Homeowners in New York and Connecticut paid some of the highest property taxes in the country last year, according to a brand new report.
ATTOM Data Solutions released its 2018 property tax analysis for more than 87 million homes, announcing that single-family homeowners last year paid a total of $304.6 billion, up from $293.4 billion in 2017. The average was $3,498 per home, according to the report, which made for an effective tax rate of 1.16 percent.
According to ATTOM, the report analyzed property tax data collected from county tax assessor offices nationwide at the state, metro and county levels along with estimated market values of single-family homes calculated using an automated valuation model. The effective tax rate was the average annual property tax expressed as a percentage of the average estimated market value of homes in each geographic area.
Westchester led the way, with an average property tax bill on a single-family home of $17,392, highest in the nation, the report stated. Rockland had the second highest tax bill in the country, with an average property tax bill of $12,925. In the Hudson Valley, homeowners in Putnam have an average property tax bill of $9,725, followed by Orange County at $7,745 and Dutchess County at $6,959.
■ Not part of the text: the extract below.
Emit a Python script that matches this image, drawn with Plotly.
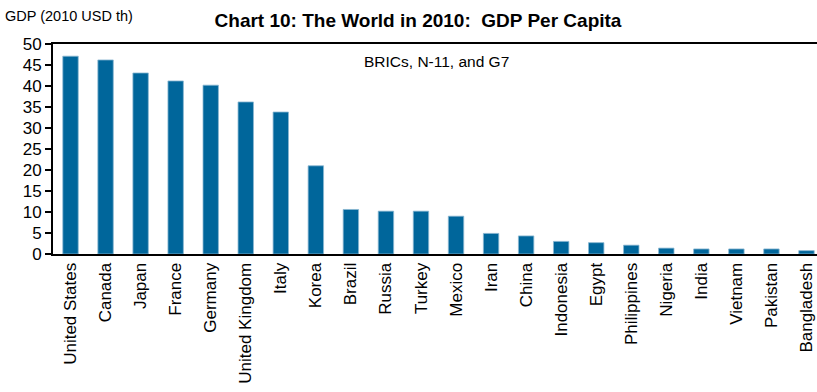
import plotly.graph_objects as go

# GDP per capita, 2010, thousands of USD
countries = ["United States", "Canada", "Japan", "France", "Germany", "United Kingdom",
             "Italy", "Korea", "Brazil", "Russia", "Turkey", "Mexico", "Iran", "China",
             "Indonesia", "Egypt", "Philippines", "Nigeria", "India", "Vietnam",
             "Pakistan", "Bangladesh"]
gdp_per_capita = [47.1, 46.2, 43.1, 41.2, 40.2, 36.2, 33.8, 21.0, 10.6, 10.2, 10.2, 9.0,
                  4.9, 4.3, 3.0, 2.7, 2.1, 1.4, 1.2, 1.2, 1.2, 0.8]
y_ticks = [0, 5, 10, 15, 20, 25, 30, 35, 40, 45, 50]

FONT = "Liberation Sans, Arial, sans-serif"

fig = go.Figure(
    go.Bar(
        x=countries,
        y=gdp_per_capita,
        marker=dict(color="#00669B", line=dict(color="#8ab8d2", width=0.8)),
        width=0.44,
    )
)

fig.update_layout(
    width=817,
    height=392,
    margin=dict(l=53, r=0, t=44, b=138),
    plot_bgcolor="white",
    paper_bgcolor="white",
    showlegend=False,
    font=dict(family=FONT, color="black"),
    title=dict(
        text="<b>Chart 10: The World in 2010:  GDP Per Capita</b>",
        x=418 / 817,
        xanchor="center",
        y=1 - 20 / 392,
        yanchor="middle",
        font=dict(size=19, family=FONT, color="black"),
    ),
    xaxis=dict(
        range=[-0.5, 21.3],
        showline=True,
        linecolor="black",
        linewidth=2,
        mirror=True,
        ticks="",
        tickangle=-90,
        tickfont=dict(size=17, family=FONT),
        showgrid=False,
        fixedrange=True,
    ),
    yaxis=dict(
        range=[0, 50],
        tickvals=y_ticks,
        showline=True,
        linecolor="black",
        linewidth=2,
        ticks="outside",
        ticklen=6,
        tickwidth=1.5,
        tickcolor="black",
        tickfont=dict(size=17, family=FONT),
        showgrid=False,
        zeroline=False,
        fixedrange=True,
    ),
    annotations=[
        dict(
            text="GDP (2010 USD th)",
            xref="paper", yref="paper",
            x=-50 / 764, y=1 + 28 / 210,
            xanchor="left", yanchor="middle",
            showarrow=False,
            font=dict(size=14.5, family=FONT),
        ),
        dict(
            text="BRICs, N-11, and G7",
            xref="paper", yref="paper",
            x=(436 - 53) / 764, y=1 - 17 / 210,
            xanchor="center", yanchor="middle",
            showarrow=False,
            font=dict(size=15.5, family=FONT),
        ),
    ],
)

fig.write_html("out.html", config={"displayModeBar": False})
The lowest property tax rates were in Hawaii, Alabama, Colorado, Nevada and Utah.
Homeowners in Connecticut had the fifth highest property tax rates at 2.02 percent, behind only New Jersey (2.25 percent); Illinois (2.22 percent); Texas (2.18 percent); and Vermont (2.16 percent). New York had the seventh highest rate at 1.86 percent.
While the New York suburbs had the highest average property tax bill, upstate New Yorkers were hit with the highest effective property rates, with Binghamton (3.19 percent); Syracuse (2.89 percent); and Rochester (2.88 percent) leading the way.
“Property taxes levied on homeowners rose again in 2018 across most of the country,” Todd Teta, chief product officer for ATTOM Data Solutions, stated. “While many states across the country have imposed caps on how much taxes can go up, which probably contributed to a slower increase in 2018 versus 2017. There are still many factors at play that can contribute to local property tax hikes, and without major changes in the way a community runs public services, tax rates must rise to pay for them.”